Prompt: Determine the number of lines holding the word "this"; answer with that number only.

Entries with chart source code
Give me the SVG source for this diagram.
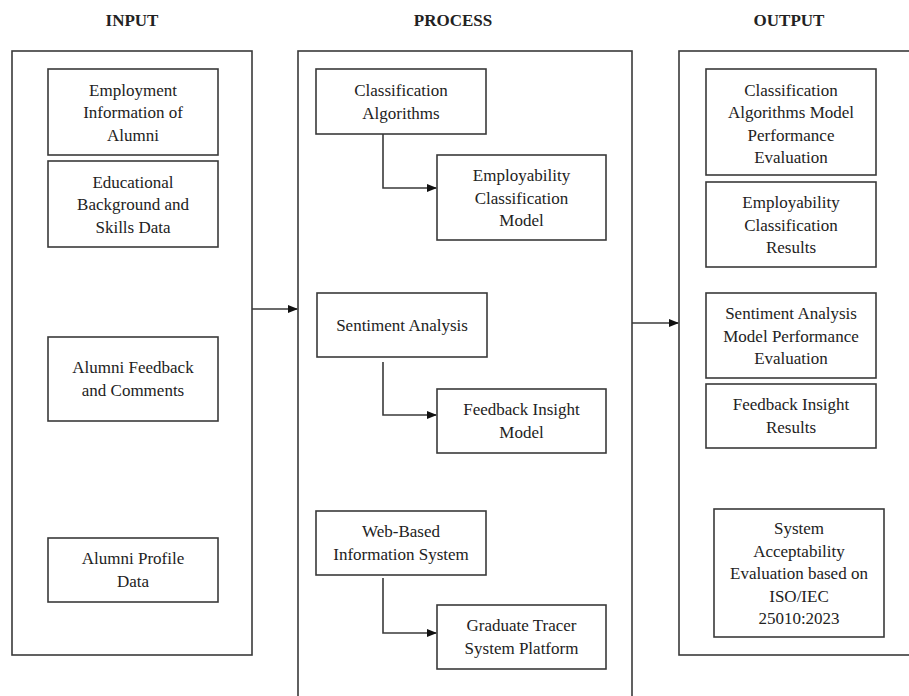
<svg xmlns="http://www.w3.org/2000/svg" width="909" height="696" viewBox="0 0 909 696">
<defs>
<style>
.frame{fill:none;stroke:#3a3a3a;stroke-width:1.6}
.box{fill:#fff;stroke:#3a3a3a;stroke-width:1.6}
.t{font-family:"Liberation Serif","DejaVu Serif",serif;font-size:17px;fill:#222;text-anchor:middle}
.h{font-family:"Liberation Serif","DejaVu Serif",serif;font-size:17px;font-weight:bold;fill:#222;text-anchor:middle}
.c{fill:none;stroke:#3a3a3a;stroke-width:1.6}
</style>
<marker id="ah" markerWidth="10" markerHeight="8" refX="9" refY="4" orient="auto" markerUnits="userSpaceOnUse">
<path d="M0,0 L10,4 L0,8 Z" fill="#111"/>
</marker>
</defs>
<rect width="909" height="696" fill="#fff"/>
<g id="titles">
<text class="h" x="132" y="26">INPUT</text>
<text class="h" x="453" y="26">PROCESS</text>
<text class="h" x="789" y="26">OUTPUT</text>
</g>
<g id="frame-input"><rect class="frame" x="12" y="51" width="240" height="604"/></g>
<g id="frame-process"><rect class="frame" x="298" y="51" width="334" height="660"/></g>
<g id="frame-output"><rect class="frame" x="679" y="51" width="250" height="604"/></g>

<g id="in1"><rect class="box" x="48" y="69" width="170" height="86"/>
<text class="t" x="133" y="95.5">Employment</text><text class="t" x="133" y="118">Information of</text><text class="t" x="133" y="140.5">Alumni</text></g>
<g id="in2"><rect class="box" x="48" y="161" width="170" height="86"/>
<text class="t" x="133" y="187.5">Educational</text><text class="t" x="133" y="210">Background and</text><text class="t" x="133" y="232.5">Skills Data</text></g>
<g id="in3"><rect class="box" x="48" y="337" width="170" height="84"/>
<text class="t" x="133" y="373">Alumni Feedback</text><text class="t" x="133" y="395.5">and Comments</text></g>
<g id="in4"><rect class="box" x="48" y="538" width="170" height="64"/>
<text class="t" x="133" y="564">Alumni Profile</text><text class="t" x="133" y="586.5">Data</text></g>

<g id="p1"><rect class="box" x="316" y="69" width="170" height="65"/>
<text class="t" x="401" y="96">Classification</text><text class="t" x="401" y="118.5">Algorithms</text></g>
<g id="p2"><rect class="box" x="437" y="155" width="169" height="85"/>
<text class="t" x="521.5" y="181">Employability</text><text class="t" x="521.5" y="203.5">Classification</text><text class="t" x="521.5" y="226">Model</text></g>
<g id="p3"><rect class="box" x="317" y="293" width="170" height="64"/>
<text class="t" x="402" y="331">Sentiment Analysis</text></g>
<g id="p4"><rect class="box" x="437" y="389" width="169" height="64"/>
<text class="t" x="521.5" y="415">Feedback Insight</text><text class="t" x="521.5" y="437.5">Model</text></g>
<g id="p5"><rect class="box" x="316" y="511" width="170" height="64"/>
<text class="t" x="401" y="537">Web-Based</text><text class="t" x="401" y="559.5">Information System</text></g>
<g id="p6"><rect class="box" x="437" y="605" width="169" height="64"/>
<text class="t" x="521.5" y="631">Graduate Tracer</text><text class="t" x="521.5" y="653.5">System Platform</text></g>

<g id="o1"><rect class="box" x="706" y="69" width="170" height="106"/>
<text class="t" x="791" y="95.5">Classification</text><text class="t" x="791" y="118">Algorithms Model</text><text class="t" x="791" y="140.5">Performance</text><text class="t" x="791" y="163">Evaluation</text></g>
<g id="o2"><rect class="box" x="706" y="182" width="170" height="85"/>
<text class="t" x="791" y="208">Employability</text><text class="t" x="791" y="230.5">Classification</text><text class="t" x="791" y="253">Results</text></g>
<g id="o3"><rect class="box" x="706" y="293" width="170" height="85"/>
<text class="t" x="791" y="319">Sentiment Analysis</text><text class="t" x="791" y="341.5">Model Performance</text><text class="t" x="791" y="364">Evaluation</text></g>
<g id="o4"><rect class="box" x="706" y="384" width="170" height="64"/>
<text class="t" x="791" y="410">Feedback Insight</text><text class="t" x="791" y="432.5">Results</text></g>
<g id="o5"><rect class="box" x="714" y="509" width="170" height="128"/>
<text class="t" x="799" y="534">System</text><text class="t" x="799" y="556.5">Acceptability</text><text class="t" x="799" y="579">Evaluation based on</text><text class="t" x="799" y="601.5">ISO/IEC</text><text class="t" x="799" y="624">25010:2023</text></g>

<g id="connectors">
<path class="c" d="M252,309 L297,309" marker-end="url(#ah)"/>
<path class="c" d="M632,323 L678,323" marker-end="url(#ah)"/>
<path class="c" d="M383,134 L383,188 L436,188" marker-end="url(#ah)"/>
<path class="c" d="M383,362 L383,415 L436,415" marker-end="url(#ah)"/>
<path class="c" d="M383,578 L383,633 L436,633" marker-end="url(#ah)"/>
</g>
</svg>
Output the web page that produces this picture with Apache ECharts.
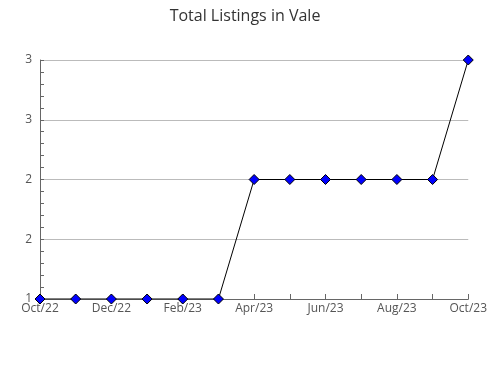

Solution below: 2